Entonces sí, con igualdad ante la ley y ausencia de privilegios y monopolios legales, la libre inmigración es una solución, no un problema. Economistas y sindicalistas que afirmen lo contrario creen que toda nueva oferta de trabajo se encuentra con una torta fija de recursos, ignorando que en una economía de libre mercado, a la cual los inmigrantes se integran ipso facto, el aumento de bienes de capital genera un aumento de salario real para todos, rompiendo con ello la falsedad de los planteos malthusianos, y proveyendo una base real para la multiplicación de las familias prolíficas, lo cual es un ideal cristiano olvidado que se llama bonus prolis (hijos).

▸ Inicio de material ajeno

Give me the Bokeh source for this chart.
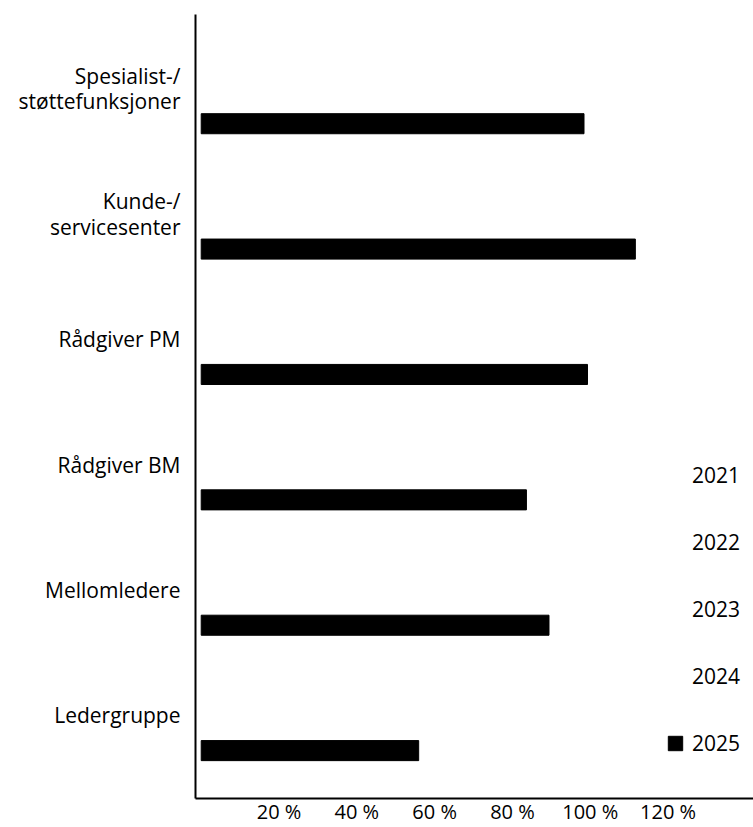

En este mundo cruel, qué ejemplo de Cristianismo sería un Estado abierto para todos los que huyen de las tiranías y las guerras, teniendo una tierra donde puedan habitar en paz y libertad, sin privilegios ni para ellos ni para nadie.
Visas, pasaportes, aduanas, controles, todo ello es fruto de una mentalidad anticristiana, de un nacionalismo anticristiano, y de una crasa ignorancia del funcionamiento de una economía libre, ignorancia que conduce a la crueldad de las balsas que se hunden, a los infames mercados negros de migrantes en condiciones inhumanas. Eliminar de cuajo todo ello no es una utopía: es el funcionamiento de una sociedad libre.
María y José tuvieron que huir de la crueldad de Herodes, pero no tuvieron que enfrentar visas, pasaportes y pases sanitarios. Muchos piensan que fue así porque esos tiempos eran más “primitivos” que los nuestros. No: somos nosotros los que hemos retrocedido. El miedo y la ignorancia eleva los muros. El Cristianismo y las sociedades libres los eliminan para siempre.